In 2011, unit prices were nine per cent higher as there was increased competition to secure sufficient product to feed the export market. This, combined with the surge in volumes, helped the value of EU beef exports to exceed €930 million.

As well as higher exports of beef, shipments of live cattle from the EU were also considerably higher than in 2010. Overall numbers were up by nearly a third at just over 800,000 head. Turkey took over 250,000 head of cattle compared with 54,000 head in 2010.
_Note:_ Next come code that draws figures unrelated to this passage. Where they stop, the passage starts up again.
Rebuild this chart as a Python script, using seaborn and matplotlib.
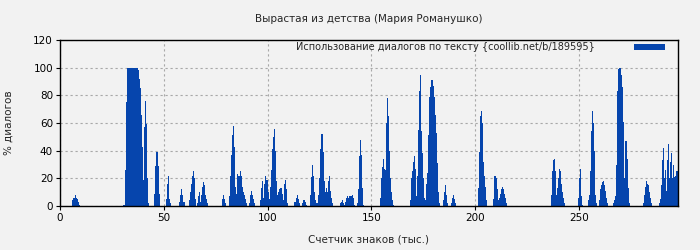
import numpy as np
import pandas as pd
import matplotlib
matplotlib.use("Agg")
import matplotlib.pyplot as plt
from matplotlib.patches import Patch
import seaborn as sns

title = "Вырастая из детства (Мария Романушко)"
series_label = "Использование диалогов по тексту {coollib.net/b/189595}"
x_label = "Счетчик знаков (тыс.)"
y_label = "% диалогов"
x_ticks = [0, 50, 100, 150, 200, 250]
y_ticks = [0, 20, 40, 60, 80, 100, 120]

# start (thousand chars) of each run of non-empty 0.5k bins
run_starts = [6.0, 30.5, 45.5, 51.0, 57.5, 62.0, 66.0, 78.0, 81.5, 91.0, 96.5,
              113.0, 116.5, 120.5, 124.0, 135.0, 143.0, 154.0, 168.5, 176.0,
              184.5, 188.5, 201.5, 208.5, 236.5, 249.5, 254.5, 259.5, 266.5,
              281.0, 288.5]
# % of dialogue in each 0.5k bin of every run
run_values = [
    [4, 6, 8, 6, 5, 3, 1],
    [1, 1, 26, 75, 100, 100, 100, 100, 100, 100, 100, 100, 100, 100, 98, 92, 85, 66, 43, 19, 57, 76, 59, 20, 2],
    [9, 29, 39, 29, 9],
    [5, 16, 22, 5, 2],
    [3, 8, 12, 8, 3],
    [4, 10, 16, 22, 25, 20, 5],
    [2, 7, 10, 3, 8, 14, 17, 15, 8, 5, 2],
    [5, 8, 5, 2],
    [7, 22, 37, 51, 58, 43, 14, 9, 23, 22, 25, 22, 14, 10, 8, 5, 2],
    [2, 8, 11, 8, 5, 2],
    [4, 13, 18, 6, 16, 22, 19, 10, 5, 14, 26, 41, 50, 56, 40, 18, 8, 10, 12, 13, 13, 9, 4, 16, 19, 12, 2],
    [3, 6, 8, 5, 2],
    [2, 4, 4, 3, 1],
    [8, 21, 30, 22, 10, 4, 2],
    [2, 8, 20, 41, 52, 39, 18, 10, 13, 10, 18, 22, 11, 6, 2],
    [2, 3, 4, 2, 1, 3, 6, 7, 6, 7, 7, 8, 6, 1],
    [2, 12, 36, 48, 37, 13, 1],
    [6, 20, 28, 34, 27, 26, 60, 78, 65, 40, 20, 10, 4, 1],
    [4, 20, 25, 32, 36, 27, 7, 22, 55, 83, 95, 54, 38, 20, 6],
    [4, 16, 24, 51, 79, 86, 91, 87, 79, 66, 53, 31, 10, 2],
    [4, 10, 15, 8, 2],
    [2, 6, 8, 5, 2],
    [13, 39, 65, 69, 60, 32, 22, 14, 4],
    [5, 22, 22, 20, 12, 4, 6, 9, 12, 14, 12, 9, 6, 2],
    [8, 25, 33, 34, 25, 8, 13, 20, 27, 25, 16, 10, 6, 2],
    [6, 20, 27, 7, 1],
    [4, 8, 25, 54, 69, 60, 40, 8, 2],
    [4, 12, 15, 17, 18, 15, 11, 6, 2],
    [2, 4, 7, 30, 83, 99, 100, 100, 95, 86, 61, 20, 47, 34, 13, 2],
    [2, 8, 14, 18, 16, 15, 10, 6, 2],
    [2, 5, 15, 33, 42, 20, 26, 11, 33, 45, 20, 32, 38, 20, 30, 21, 22, 25, 25],
]
bin_size = 0.5
x_max = 297.8

xs, ws = [], []
for s, vals in zip(run_starts, run_values):
    for i, v in enumerate(vals):
        xs.append(s + i * bin_size + bin_size / 4)
        ws.append(float(v))
df = pd.DataFrame({"k": xs, "pct": ws})

bar_color = "#0645AD"
bg = "#F2F2F2"

sns.set_theme(style="ticks")
plt.rcParams["font.family"] = ["DejaVu Sans"]
plt.rcParams["axes.edgecolor"] = "black"

fig = plt.figure(figsize=(7, 2.5), dpi=100, facecolor=bg)
ax = fig.add_axes([60 / 700, 1 - 206 / 250, (678 - 60) / 700, (206 - 40) / 250])
ax.set_facecolor(bg)

sns.histplot(data=df, x="k", weights="pct", binwidth=bin_size, binrange=(0, 298.0),
             stat="count", color=bar_color, alpha=1, linewidth=0, element="bars", ax=ax)

ax.set_xlim(0, x_max)
ax.set_ylim(0, 120)
ax.set_xticks(x_ticks)
ax.set_yticks(y_ticks)
ax.tick_params(labelsize=7.5, length=3, width=0.8, colors="black", pad=2)
for sp in ax.spines.values():
    sp.set_visible(True)
    sp.set_color("black")
    sp.set_linewidth(1.0)
ax.grid(True, color="#A8A8A8", linestyle=(0, (2, 2.5)), linewidth=0.8)
ax.set_axisbelow(True)

ax.set_xlabel(x_label, fontsize=7.5, labelpad=8)
ax.set_ylabel(y_label, fontsize=7.5, labelpad=14)
fig.text(369 / 700, 1 - 19 / 250, title, ha="center", va="center", fontsize=7.5)

handle = Patch(facecolor=bar_color, edgecolor="none")
ax.legend([handle], [series_label], loc="upper right", frameon=False,
          bbox_to_anchor=(0.985, 1.01), markerfirst=False, fontsize=7,
          handlelength=3.2, handleheight=0.65, borderaxespad=0.0,
          handletextpad=4.0)

fig.savefig("out.png", dpi=100, facecolor=bg)
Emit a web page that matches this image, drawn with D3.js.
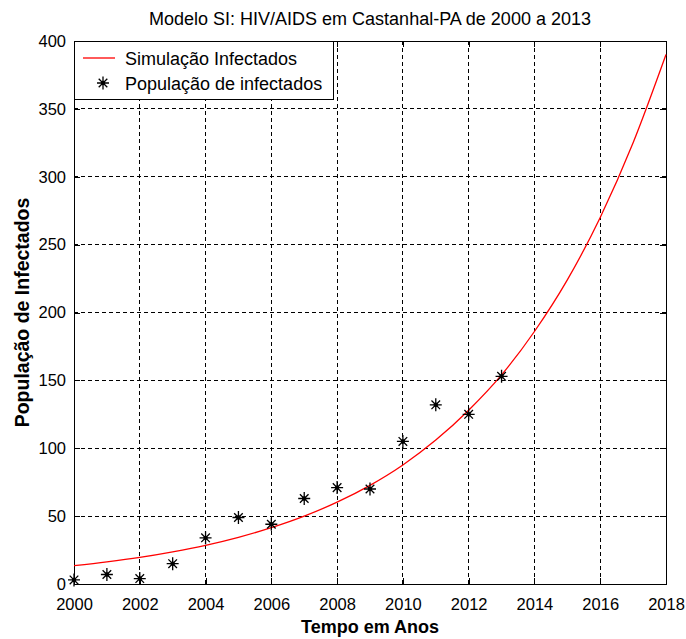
<!DOCTYPE html>
<html>

<head>
    <meta charset="utf-8">
    <title>Modelo SI</title>
    <script src="https://d3js.org/d3.v7.min.js"></script>
    <style>
        body { margin: 0; background: #fff; overflow: hidden; }
        svg { display: block; }
        text { font-family: "Liberation Sans", Arial, sans-serif; font-size: 18px; fill: #000; }
        .tick text { font-size: 16.5px; }
        .bold { font-weight: bold; font-size: 18px; }
    </style>
</head>

<body>
    <svg width="686" height="639"></svg>
    <script>
        // dados observados
        const anos = [2000, 2001, 2002, 2003, 2004, 2005, 2006, 2007, 2008, 2009, 2010, 2011, 2012, 2013]
        const infectados = [3, 7, 4, 15, 34, 49, 44, 63, 71, 70, 105, 132, 125, 153]

        // curva simulada
        const anosSim = [2000, 2001, 2002, 2003, 2004, 2005, 2006, 2007, 2008, 2009,
            2010, 2011, 2012, 2013, 2014, 2015, 2016, 2017, 2018]
        const simulacao = [13.5, 16.3, 19.6, 23.7, 28.5, 34.4, 41.5, 50, 60.3, 72.7,
            87.7, 106, 128, 154, 186, 224, 270, 325, 390]

        const xTicks = [2000, 2002, 2004, 2006, 2008, 2010, 2012, 2014, 2016, 2018]
        const yTicks = [0, 50, 100, 150, 200, 250, 300, 350, 400]

        const svg = d3.select("svg")
        const margin = { top: 41, left: 74 }
        const innerWidth = 666 - margin.left
        const innerHeight = 584 - margin.top

        const x = d3.scaleLinear().domain([2000, 2018]).range([0, innerWidth])
        const y = d3.scaleLinear().domain([0, 400]).range([innerHeight, 0])

        const g = svg.append("g")
            .attr("transform", `translate(${margin.left},${margin.top})`)

        // grade tracejada
        const grade = g.append("g")
        grade.selectAll(".gx")
            .data(xTicks.slice(1, -1))
            .join("line")
            .attr("x1", d => x(d)).attr("x2", d => x(d))
            .attr("y1", 0).attr("y2", innerHeight)
        grade.selectAll(".gy")
            .data(yTicks.slice(1, -1))
            .join("line")
            .attr("x1", 0).attr("x2", innerWidth)
            .attr("y1", d => y(d)).attr("y2", d => y(d))
        grade.selectAll("line")
            .attr("stroke", "#000")
            .attr("stroke-width", 1)
            .attr("stroke-dasharray", "4,3")
            .attr("shape-rendering", "crispEdges")

        // eixos com ticks para dentro (todos os lados)
        const tick = 6
        const axB = d3.axisBottom(x).tickValues(xTicks).tickFormat(d3.format("d")).tickSizeInner(-tick).tickSizeOuter(0).tickPadding(14)
        const axL = d3.axisLeft(y).tickValues(yTicks).tickSizeInner(-tick).tickSizeOuter(0).tickPadding(8)
        const axT = d3.axisTop(x).tickValues(xTicks).tickSizeInner(-tick).tickSizeOuter(0)
        const axR = d3.axisRight(y).tickValues(yTicks).tickSizeInner(-tick).tickSizeOuter(0)

        g.append("g").attr("transform", `translate(0,${innerHeight})`).call(axB)
        g.append("g").call(axL)
        g.append("g").attr("class", "semrotulo").call(axT)
        g.append("g").attr("class", "semrotulo").attr("transform", `translate(${innerWidth},0)`).call(axR)
        g.selectAll(".semrotulo text").remove()
        g.selectAll(".domain").remove()
        g.selectAll(".tick line").attr("stroke", "#000").attr("shape-rendering", "crispEdges")
        g.selectAll("g[font-family]").attr("font-family", null).attr("font-size", null)

        g.append("rect")
            .attr("x", 0).attr("y", 0)
            .attr("width", innerWidth).attr("height", innerHeight)
            .attr("fill", "none").attr("stroke", "#000")
            .attr("shape-rendering", "crispEdges")

        // curva simulada
        const linha = d3.line()
            .x((d, i) => x(anosSim[i]))
            .y(d => y(d))
            .curve(d3.curveMonotoneX)
        g.append("path")
            .datum(simulacao)
            .attr("d", linha)
            .attr("fill", "none")
            .attr("stroke", "#ff0000")
            .attr("stroke-width", 1.3)

        // marcador asterisco
        const asterisco = "M-6,0L6,0M0,-6.5L0,6.5M-4.3,-4.3L4.3,4.3M-4.3,4.3L4.3,-4.3"
        g.append("g").selectAll("path")
            .data(infectados)
            .join("path")
            .attr("transform", (d, i) => `translate(${x(anos[i])},${y(d)})`)
            .attr("d", asterisco)
            .attr("stroke", "#000")
            .attr("stroke-width", 1.3)
            .attr("fill", "none")
        g.append("g").selectAll("circle")
            .data(infectados)
            .join("circle")
            .attr("cx", (d, i) => x(anos[i]))
            .attr("cy", d => y(d))
            .attr("r", 2.2)
            .attr("fill", "#000")

        // legenda
        const leg = g.append("g")
        leg.append("rect")
            .attr("x", 0).attr("y", 0).attr("width", 259).attr("height", 58)
            .attr("fill", "#fff").attr("stroke", "#000")
            .attr("shape-rendering", "crispEdges")
        leg.append("line")
            .attr("x1", 9).attr("x2", 41).attr("y1", 17).attr("y2", 17)
            .attr("stroke", "#ff0000").attr("stroke-width", 1.3)
        leg.append("text").attr("x", 51).attr("y", 24).text("Simulação Infectados")
        leg.append("path")
            .attr("transform", "translate(29,42)")
            .attr("d", asterisco)
            .attr("stroke", "#000").attr("stroke-width", 1.3)
        leg.append("circle").attr("cx", 29).attr("cy", 42).attr("r", 2.2).attr("fill", "#000")
        leg.append("text").attr("x", 51).attr("y", 49).text("População de infectados")

        // titulo e rotulos
        svg.append("text")
            .attr("x", margin.left + innerWidth / 2)
            .attr("y", 25)
            .attr("text-anchor", "middle")
            .text("Modelo SI: HIV/AIDS em Castanhal-PA de 2000 a 2013")
        svg.append("text")
            .attr("class", "bold")
            .attr("x", margin.left + innerWidth / 2)
            .attr("y", 633)
            .attr("text-anchor", "middle")
            .text("Tempo em Anos")
        svg.append("text")
            .attr("class", "bold")
            .style("font-size", "19.5px")
            .attr("transform", `translate(29,${margin.top + innerHeight / 2}) rotate(-90)`)
            .attr("text-anchor", "middle")
            .text("População de Infectados")
    </script>
</body>

</html>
In contrast, EU Member States imported nine per cent less beef in 2011 as supplies from some South American and African countries declined. The largest exporter of beef to the EU, Brazil, recorded a modest increase in shipments compared to the year before. However the other two largest importers, Argentina and Uruguay recorded declines of 11 and 18 per cent respectively. These were partly offset by increased volumes sourced from the US, Australia and New Zealand as they sought to gain wider access to the high value European market. The recent announcement by the EU Parliament approving an increase in the volume of hormone-free beef exempt from tax may result in increased shipments from the US later in 2012.

With increased competition for limited global beef supplies, unit values for beef imported into the EU were up 23 per cent year on year. As a result, the total value of imports increased by 11 per cent to €1.45 billion, despite the decline in volumes.